EXERCISE INSTRUCTIONS:
Type out the data exactly as given. Skip any image.

RAW DATA:

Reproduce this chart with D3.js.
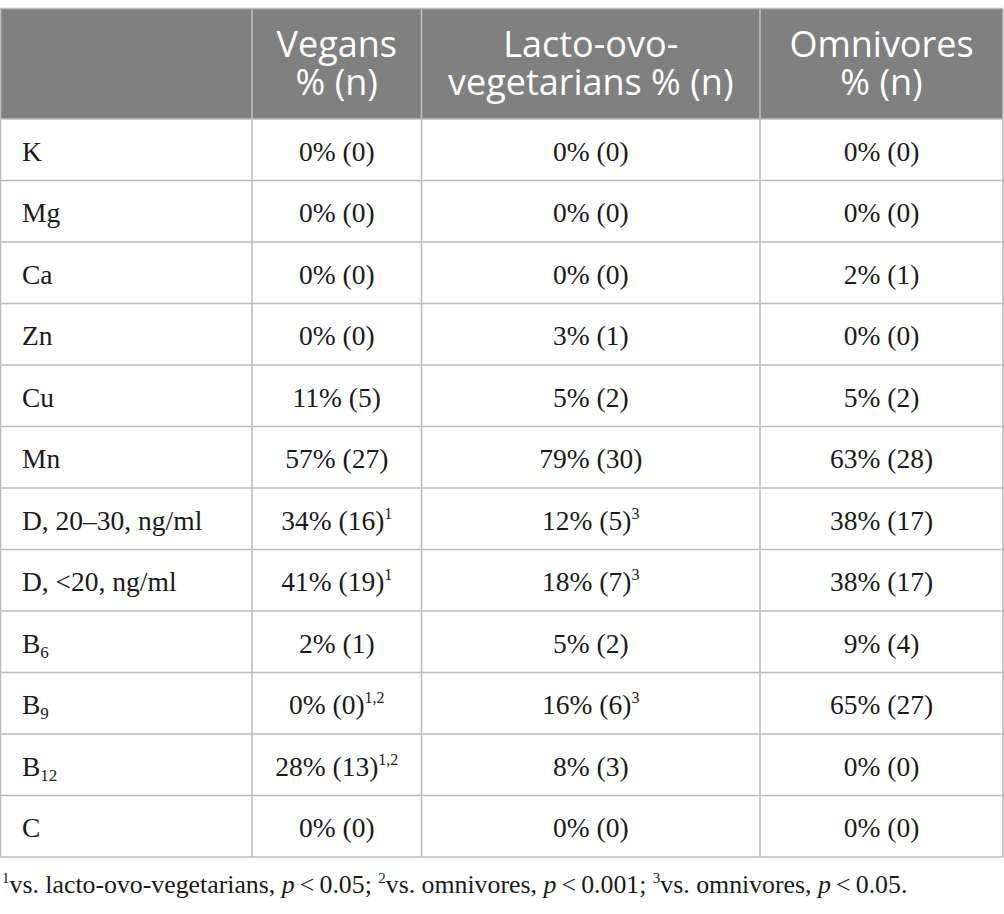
<!DOCTYPE html>
<html><head><meta charset="utf-8">
<script src="https://cdn.jsdelivr.net/npm/d3@7"></script>
<style>body{margin:0;background:#fff}svg{display:block}</style>
</head><body>
<script>
const headers = [["", ""], ["Vegans", "% (n)"], ["Lacto-ovo-", "vegetarians % (n)"], ["Omnivores", "% (n)"]];
const nutrients = ["K","Mg","Ca","Zn","Cu","Mn","D, 20–30, ng/ml","D, <20, ng/ml","B","B","B","C"];
const nutrientSub = ["","","","","","","","","6","9","12",""];
const veganPct = [0,0,0,0,11,57,34,41,2,0,28,0];
const veganN   = [0,0,0,0,5,27,16,19,1,0,13,0];
const veganSup = ["","","","","","","1","1","","1,2","1,2",""];
const lactoPct = [0,0,0,3,5,79,12,18,5,16,8,0];
const lactoN   = [0,0,0,1,2,30,5,7,2,6,3,0];
const lactoSup = ["","","","","","","3","3","","3","",""];
const omniPct  = [0,0,2,0,5,63,38,38,9,65,0,0];
const omniN    = [0,0,1,0,2,28,17,17,4,27,0,0];
const omniSup  = ["","","","","","","","","","","",""];
const footnotes = [
  {sup:"1", text:"vs. lacto-ovo-vegetarians, ", p:"0.05; "},
  {sup:"2", text:"vs. omnivores, ", p:"0.001; "},
  {sup:"3", text:"vs. omnivores, ", p:"0.05."}
];

const W = 1004, H = 914;
const colEdges = [0.5, 252, 421.5, 760, 1003];
const tableTop = 8.5, headBottom = 119, tableBottom = 857;
const lineColor = "#bdbdbd";
const serif = "'Liberation Serif', 'Times New Roman', serif";
const sans = "'Open Sans', 'Noto Sans', sans-serif";

const svg = d3.select("body").append("svg").attr("width", W).attr("height", H);
const y = d3.scaleBand().domain(d3.range(nutrients.length)).range([headBottom, tableBottom]);
const cx = i => (colEdges[i] + colEdges[i+1]) / 2;

// header background
svg.append("rect").attr("x", colEdges[0]).attr("y", tableTop).attr("width", colEdges[4]-colEdges[0]).attr("height", headBottom-tableTop).attr("fill", "#808080");

// header text
headers.forEach((h, i) => {
  if (!h[0]) return;
  const t = svg.append("text").attr("text-anchor","middle")
    .attr("font-family", sans).attr("font-size", 36).attr("fill", "#fff");
  t.append("tspan").attr("x", cx(i)).attr("y", 57).text(h[0]);
  t.append("tspan").attr("x", cx(i)).attr("y", 95).text(h[1]);
});

// rows
const cols = [[veganPct, veganN, veganSup],[lactoPct, lactoN, lactoSup],[omniPct, omniN, omniSup]];
nutrients.forEach((name, r) => {
  const base = y(r) + y.bandwidth()/2 + 11;
  const lt = svg.append("text").attr("x", 22).attr("y", base).attr("font-family", serif).attr("font-size", 27.5).attr("fill", "#1a1a1a");
  lt.append("tspan").text(name);
  if (nutrientSub[r]) lt.append("tspan").attr("font-size", 17).attr("dy", 5).text(nutrientSub[r]);
  cols.forEach((c, ci) => {
    const t = svg.append("text").attr("x", cx(ci+1)).attr("y", base).attr("text-anchor","middle")
      .attr("font-family", serif).attr("font-size", 27.5).attr("fill", "#1a1a1a");
    t.append("tspan").text(`${c[0][r]}% (${c[1][r]})`);
    if (c[2][r]) t.append("tspan").attr("font-size", 16).attr("dy", -11).text(c[2][r]);
  });
});

// grid lines
const g = svg.append("g").attr("stroke", lineColor).attr("stroke-width", 1.6).attr("fill", "none");
[tableTop, ...y.domain().map(d => y(d)), tableBottom].forEach(v => {
  g.append("line").attr("x1", colEdges[0]).attr("x2", colEdges[4]).attr("y1", v).attr("y2", v);
});
colEdges.forEach(v => {
  g.append("line").attr("x1", v).attr("x2", v).attr("y1", tableTop).attr("y2", tableBottom);
});

// footnote
const ft = svg.append("text").attr("x", 2).attr("y", 893).attr("font-family", serif).attr("font-size", 25.8).attr("fill", "#1a1a1a");
footnotes.forEach(f => {
  ft.append("tspan").attr("font-size", 15).attr("dy", -10).text(f.sup);
  ft.append("tspan").attr("dy", 10).text(f.text);
  ft.append("tspan").attr("font-style", "italic").text("p");
  ft.append("tspan").text("\u2009<\u2009" + f.p);
});
</script>
</body></html>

ANSWER TO THE TASK:
Reproduce this chart with D3.js.
<!DOCTYPE html>
<html><head><meta charset="utf-8">
<script src="https://cdn.jsdelivr.net/npm/d3@7"></script>
<style>body{margin:0;background:#fff}svg{display:block}</style>
</head><body>
<script>
const headers = [["", ""], ["Vegans", "% (n)"], ["Lacto-ovo-", "vegetarians % (n)"], ["Omnivores", "% (n)"]];
const nutrients = ["K","Mg","Ca","Zn","Cu","Mn","D, 20–30, ng/ml","D, <20, ng/ml","B","B","B","C"];
const nutrientSub = ["","","","","","","","","6","9","12",""];
const veganPct = [0,0,0,0,11,57,34,41,2,0,28,0];
const veganN   = [0,0,0,0,5,27,16,19,1,0,13,0];
const veganSup = ["","","","","","","1","1","","1,2","1,2",""];
const lactoPct = [0,0,0,3,5,79,12,18,5,16,8,0];
const lactoN   = [0,0,0,1,2,30,5,7,2,6,3,0];
const lactoSup = ["","","","","","","3","3","","3","",""];
const omniPct  = [0,0,2,0,5,63,38,38,9,65,0,0];
const omniN    = [0,0,1,0,2,28,17,17,4,27,0,0];
const omniSup  = ["","","","","","","","","","","",""];
const footnotes = [
  {sup:"1", text:"vs. lacto-ovo-vegetarians, ", p:"0.05; "},
  {sup:"2", text:"vs. omnivores, ", p:"0.001; "},
  {sup:"3", text:"vs. omnivores, ", p:"0.05."}
];

const W = 1004, H = 914;
const colEdges = [0.5, 252, 421.5, 760, 1003];
const tableTop = 8.5, headBottom = 119, tableBottom = 857;
const lineColor = "#bdbdbd";
const serif = "'Liberation Serif', 'Times New Roman', serif";
const sans = "'Open Sans', 'Noto Sans', sans-serif";

const svg = d3.select("body").append("svg").attr("width", W).attr("height", H);
const y = d3.scaleBand().domain(d3.range(nutrients.length)).range([headBottom, tableBottom]);
const cx = i => (colEdges[i] + colEdges[i+1]) / 2;

// header background
svg.append("rect").attr("x", colEdges[0]).attr("y", tableTop).attr("width", colEdges[4]-colEdges[0]).attr("height", headBottom-tableTop).attr("fill", "#808080");

// header text
headers.forEach((h, i) => {
  if (!h[0]) return;
  const t = svg.append("text").attr("text-anchor","middle")
    .attr("font-family", sans).attr("font-size", 36).attr("fill", "#fff");
  t.append("tspan").attr("x", cx(i)).attr("y", 57).text(h[0]);
  t.append("tspan").attr("x", cx(i)).attr("y", 95).text(h[1]);
});

// rows
const cols = [[veganPct, veganN, veganSup],[lactoPct, lactoN, lactoSup],[omniPct, omniN, omniSup]];
nutrients.forEach((name, r) => {
  const base = y(r) + y.bandwidth()/2 + 11;
  const lt = svg.append("text").attr("x", 22).attr("y", base).attr("font-family", serif).attr("font-size", 27.5).attr("fill", "#1a1a1a");
  lt.append("tspan").text(name);
  if (nutrientSub[r]) lt.append("tspan").attr("font-size", 17).attr("dy", 5).text(nutrientSub[r]);
  cols.forEach((c, ci) => {
    const t = svg.append("text").attr("x", cx(ci+1)).attr("y", base).attr("text-anchor","middle")
      .attr("font-family", serif).attr("font-size", 27.5).attr("fill", "#1a1a1a");
    t.append("tspan").text(`${c[0][r]}% (${c[1][r]})`);
    if (c[2][r]) t.append("tspan").attr("font-size", 16).attr("dy", -11).text(c[2][r]);
  });
});

// grid lines
const g = svg.append("g").attr("stroke", lineColor).attr("stroke-width", 1.6).attr("fill", "none");
[tableTop, ...y.domain().map(d => y(d)), tableBottom].forEach(v => {
  g.append("line").attr("x1", colEdges[0]).attr("x2", colEdges[4]).attr("y1", v).attr("y2", v);
});
colEdges.forEach(v => {
  g.append("line").attr("x1", v).attr("x2", v).attr("y1", tableTop).attr("y2", tableBottom);
});

// footnote
const ft = svg.append("text").attr("x", 2).attr("y", 893).attr("font-family", serif).attr("font-size", 25.8).attr("fill", "#1a1a1a");
footnotes.forEach(f => {
  ft.append("tspan").attr("font-size", 15).attr("dy", -10).text(f.sup);
  ft.append("tspan").attr("dy", 10).text(f.text);
  ft.append("tspan").attr("font-style", "italic").text("p");
  ft.append("tspan").text("\u2009<\u2009" + f.p);
});
</script>
</body></html>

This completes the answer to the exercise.